Lay's local potato chips
So what are we to make of the fact that Lay's potato chips now promote themselves as a locally-grown food? Do we thank Michael Pollan for this?
In case you missed the news, Frito-Lay, the world's biggest snack food maker and a unit of PepsiCo., this week said it will market Lay's potato chips ("America's favorite potato chip") by putting the spotlight on the 80 farmers in 27 states who grow potatoes for Lays. By typing product codes from a bag of chips into a website using what the company calls a Chip Tracker – you can check it out here – consumers can learn where their chips were grown and made. Just the other day, I wrote that traceability is a big deal, but I never expected to be able to track the supply chain of a potato chip.
USA Today quotes a Frito-Lay exec:
"Knowing where food is made and grown is important to consumers," says Dave Skena, vice president of potato chip marketing at Frito-Lay. "Sharing with consumers how regional we are is relevant and compelling."
TV ads will feature the local farmers, the New York Times reports:
One is Steve Singleton, who tends 800 acres in Hastings, Fla.
"We grow potatoes in Florida, and Lays makes potato chips in Florida," he says in the ad. "It's a pretty good fit."
And you thought eating local was about shopping at your neighborhood farmer's market.
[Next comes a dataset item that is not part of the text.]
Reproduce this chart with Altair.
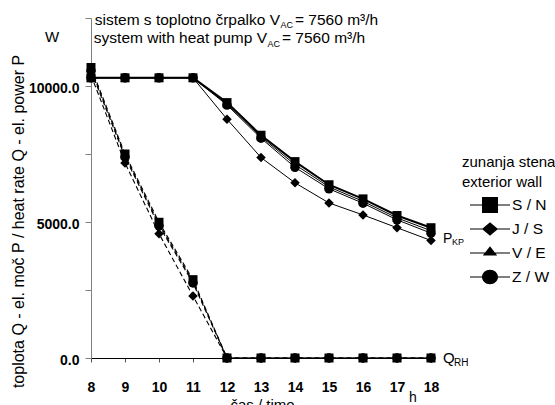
import altair as alt
import pandas as pd

FONT = "Liberation Sans"

hours = [8, 9, 10, 11, 12, 13, 14, 15, 16, 17, 18]
walls = ["S / N", "J / S", "V / E", "Z / W"]
draw_order = ["J / S", "Z / W", "V / E", "S / N"]

# electric power of heat pump P_KP (W)
p_sn = [10300, 10300, 10300, 10300, 9390, 8190, 7220, 6370, 5850, 5240, 4790]
p_js = [10300, 10300, 10300, 10300, 8780, 7370, 6440, 5700, 5260, 4790, 4320]
p_ve = [10300, 10300, 10300, 10300, 9340, 8130, 7110, 6290, 5760, 5150, 4680]
p_zw = [10300, 10300, 10300, 10300, 9300, 8080, 7010, 6220, 5690, 5080, 4590]

# heat rate Q_RH (W)
q_sn = [10680, 7500, 4990, 2880, 0, 0, 0, 0, 0, 0, 0]
q_js = [10400, 7170, 4570, 2280, 0, 0, 0, 0, 0, 0, 0]
q_ve = [10620, 7440, 4920, 2820, 0, 0, 0, 0, 0, 0, 0]
q_zw = [10560, 7390, 4860, 2760, 0, 0, 0, 0, 0, 0, 0]

y_ticks = [0, 2500, 5000, 7500, 10000, 12500]

series = {
    ("P", "S / N"): p_sn, ("P", "J / S"): p_js, ("P", "V / E"): p_ve, ("P", "Z / W"): p_zw,
    ("Q", "S / N"): q_sn, ("Q", "J / S"): q_js, ("Q", "V / E"): q_ve, ("Q", "Z / W"): q_zw,
}
marker_size = {"S / N": 81, "J / S": 90, "V / E": 80, "Z / W": 90}

rows = []
for kind in ["P", "Q"]:
    for w in draw_order:
        for h, v in zip(hours, series[(kind, w)]):
            rows.append(dict(hour=h, value=v, wall=w, kind=kind, series=kind + w,
                             lw=2.0 if (kind == "P" and w == "S / N") else 1.0,
                             ms=marker_size[w]))
df = pd.DataFrame(rows)

x_scale = alt.Scale(domain=[8, 18], nice=False, zero=False)
y_scale = alt.Scale(domain=[0, 12500], nice=False)

x_axis = alt.Axis(
    values=hours, format="d", title="čas / time", grid=False,
    domainColor="black", tickColor="#555555", tickSize=4,
    labelFont=FONT, labelFontSize=14, labelFontWeight="bold", labelColor="black",
    labelPadding=18, labelFlush=False,
    titleFont=FONT, titleFontSize=15, titleFontWeight="normal", titleColor="black",
    titleX=171, titleY=51, titleAlign="center", titleBaseline="alphabetic",
)
y_axis = alt.Axis(
    values=y_ticks, grid=False,
    labelExpr="datum.value % 5000 == 0 ? format(datum.value, '.1f') : ''",
    title="toplota Q - el. moč P / heat rate Q - el. power P",
    domainColor="#808080", tickColor="#808080", tickSize=6,
    labelFont=FONT, labelFontSize=14, labelFontWeight="bold", labelColor="black",
    labelPadding=6, labelOffset=2, labelFlush=False,
    titleFont=FONT, titleFontSize=16, titleFontWeight="normal", titleColor="black",
    titleAngle=270, titleX=-68, titleY=203, titleAlign="center", titleBaseline="alphabetic",
)

X = alt.X("hour:Q", scale=x_scale, axis=x_axis)
Y = alt.Y("value:Q", scale=y_scale, axis=y_axis)

base = alt.Chart(df).encode(x=X, y=Y)

p_lines = base.transform_filter(alt.datum.kind == "P").mark_line(color="black").encode(
    detail="series:N", strokeWidth=alt.StrokeWidth("lw:Q", scale=None)
)
q_lines = base.transform_filter(alt.datum.kind == "Q").mark_line(
    color="black", strokeDash=[5, 3], strokeWidth=1.1
).encode(detail="series:N")

points = base.mark_point(filled=True, color="black", opacity=1).encode(
    shape=alt.Shape("wall:N", scale=alt.Scale(domain=walls,
                    range=["square", "diamond", "triangle-up", "circle"]), legend=None),
    size=alt.Size("ms:Q", scale=None),
)

legend_paths = [
    "M-2.5,-0.07H2.5V0.07H-2.5Z M-1,-1H1V1H-1Z",
    "M-2.5,-0.07H2.5V0.07H-2.5Z M0,-0.85L1,0L0,0.85L-1,0Z",
    "M-2.5,-0.07H2.5V0.07H-2.5Z M0,-0.85L0.9,0.3H-0.9Z",
    "M-2.5,-0.07H2.5V0.07H-2.5Z M-1,0A1,0.9,0,1,1,1,0A1,0.9,0,1,1,-1,0Z",
]
legend_layer = base.transform_filter("false").mark_point(filled=True, color="black").encode(
    shape=alt.Shape("wall:N", scale=alt.Scale(domain=walls, range=legend_paths),
                    legend=alt.Legend(
                        orient="none", legendX=391, legendY=179, title=None,
                        labelFont=FONT, labelFontSize=15.5, labelColor="black",
                        symbolSize=256, symbolStrokeWidth=0, symbolFillColor="black",
                        symbolOpacity=1, labelOffset=14, rowPadding=7, padding=0,
                    ))
)


def txt(s, x, y, size, align="left", **kw):
    return alt.Chart(pd.DataFrame({"t": [s]})).mark_text(
        align=align, baseline="alphabetic", font=FONT, fontSize=size, color="black", **kw
    ).encode(x=alt.value(x), y=alt.value(y), text="t:N")


def dtxt(s, hx, vy, size, dx, dy):
    return alt.Chart(pd.DataFrame({"t": [s], "hour": [hx], "value": [vy]})).mark_text(
        align="left", baseline="alphabetic", font=FONT, fontSize=size, color="black",
        dx=dx, dy=dy
    ).encode(x=X, y=Y, text="t:N")


texts = [
    txt("sistem s toplotno črpalko V", 189, 7, 15.5, align="right"),
    txt("AC", 189.5, 10, 9),
    txt("= 7560 m³/h", 204, 7, 15.5),
    txt("system with heat pump V", 176, 25, 15.5, align="right"),
    txt("AC", 176.5, 29, 9),
    txt("= 7560 m³/h", 191, 25, 15.5),
    txt("W", -46, 24, 15),
    txt("h", 318, 384, 14),
    txt("zunanja stena", 371, 149, 15),
    txt("exterior wall", 371, 169, 15),
    dtxt("P", 18, 4230, 14, 12, 0),
    dtxt("KP", 18, 4230, 9, 21, 2),
    dtxt("Q", 18, 0, 15, 12, 5),
    dtxt("RH", 18, 0, 10, 23, 8),
]

chart = alt.layer(q_lines, p_lines, points, legend_layer, *texts).resolve_scale(
    shape="independent"
).properties(
    width=340, height=340,
    padding={"left": 91, "top": 18, "right": 124, "bottom": 47},
    autosize=alt.AutoSizeParams(type="none"),
    background="white",
).configure_view(stroke=None)

chart.save("out.html", embed_options={"renderer": "svg", "actions": False})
How naïve.
It's no surprise, really, to see Big Ag is jumping aboard the "local" movement. My Giant supermarket touts "Delmarva" chickens, meaning they come from the vast chicken farms on the eastern shores of Delaware, Maryland and Virginia. They may be local, but, alas, their chicken poop is also responsible for much of the pollution in the Chesapeake Bay.
Wal-Mart, too, says it is buy more local food, for practical as well as environmental reasons. It's fresher, cheaper to ship and helps counter the notion that Wal-Mart is a giant chain store that doesn't care about local communities.
As Frito-Lay's Skena put it: "This is celebrating the notion of community."
Oh, please.
Of course, American growers have a compelling reasons to argue that local is superior to long distance food. Again, from The Times:
For some big agricultural interests, promoting local food has a protectionist bent. Sales of Virginia apples were hurt a few years ago when Chinese apples flooded the market, said Martha Moore, director of governmental relations for the 38,000-member Virginia Farm Bureau.
Those kinds of threats from imported food is one reason her agency started a local food marketing program last year.
"If promoting local agriculture will help America to become food independent, that's what we want," she said.
Well, sure. But if we close our doors to Chinese apples, Chilean grapes or Brazilian sugar (which we do, at least in the case of sugar), what, then, are we going to say with other countries decide to shut out American wheat—or movies or software.
And as long as we're on the subject of grapes, next time you pack a lunchbox for little Joey or Judy, ask yourself what you've accomplished by throwing in a "local" bag of chips instead of a "foreign" bunch of grapes. Junk food is junk food, even if it's made right around the corner.
Now I've got no beef with Frito-Lay. The company takes environmental issues seriously. A Frito-Lay plant in Casa Grande, Arizona, aims to cut its electricity and water usage by 90%, and within a couple of years, the plan will "run almost entirely on renewable energy and recycled water while reducing waste going to the landfill to less than 1%," the company says. Frito-Lay has set big audacious goals to reduce its environmental footprint. I interviewed a Frito-Lay sustainability exec named Dave Haft at the Milken conference a year ago, and he was a really impressive guy. If I were a fan of potato chips instead of a pretzels guy, I'd buy Lay's.
The trouble is, local is a slippery idea. Indeed, there's no one quality or attribute when it comes to food (or anything else) that equals "good." Not organic, or Fair Trade, or local or, for that matter, low-fat. We need to find ways to think more holistically about the impact of the things we buy or consume. Over time, I suspect, companies will move to create broader eco-labels that take into account the entire life cycle impacts of the things they sell.
Are "local "Lay's a step in that direction? Not really. But if all they do is get people thinking about the environmental impact of the food choices, that can't be a bad thing.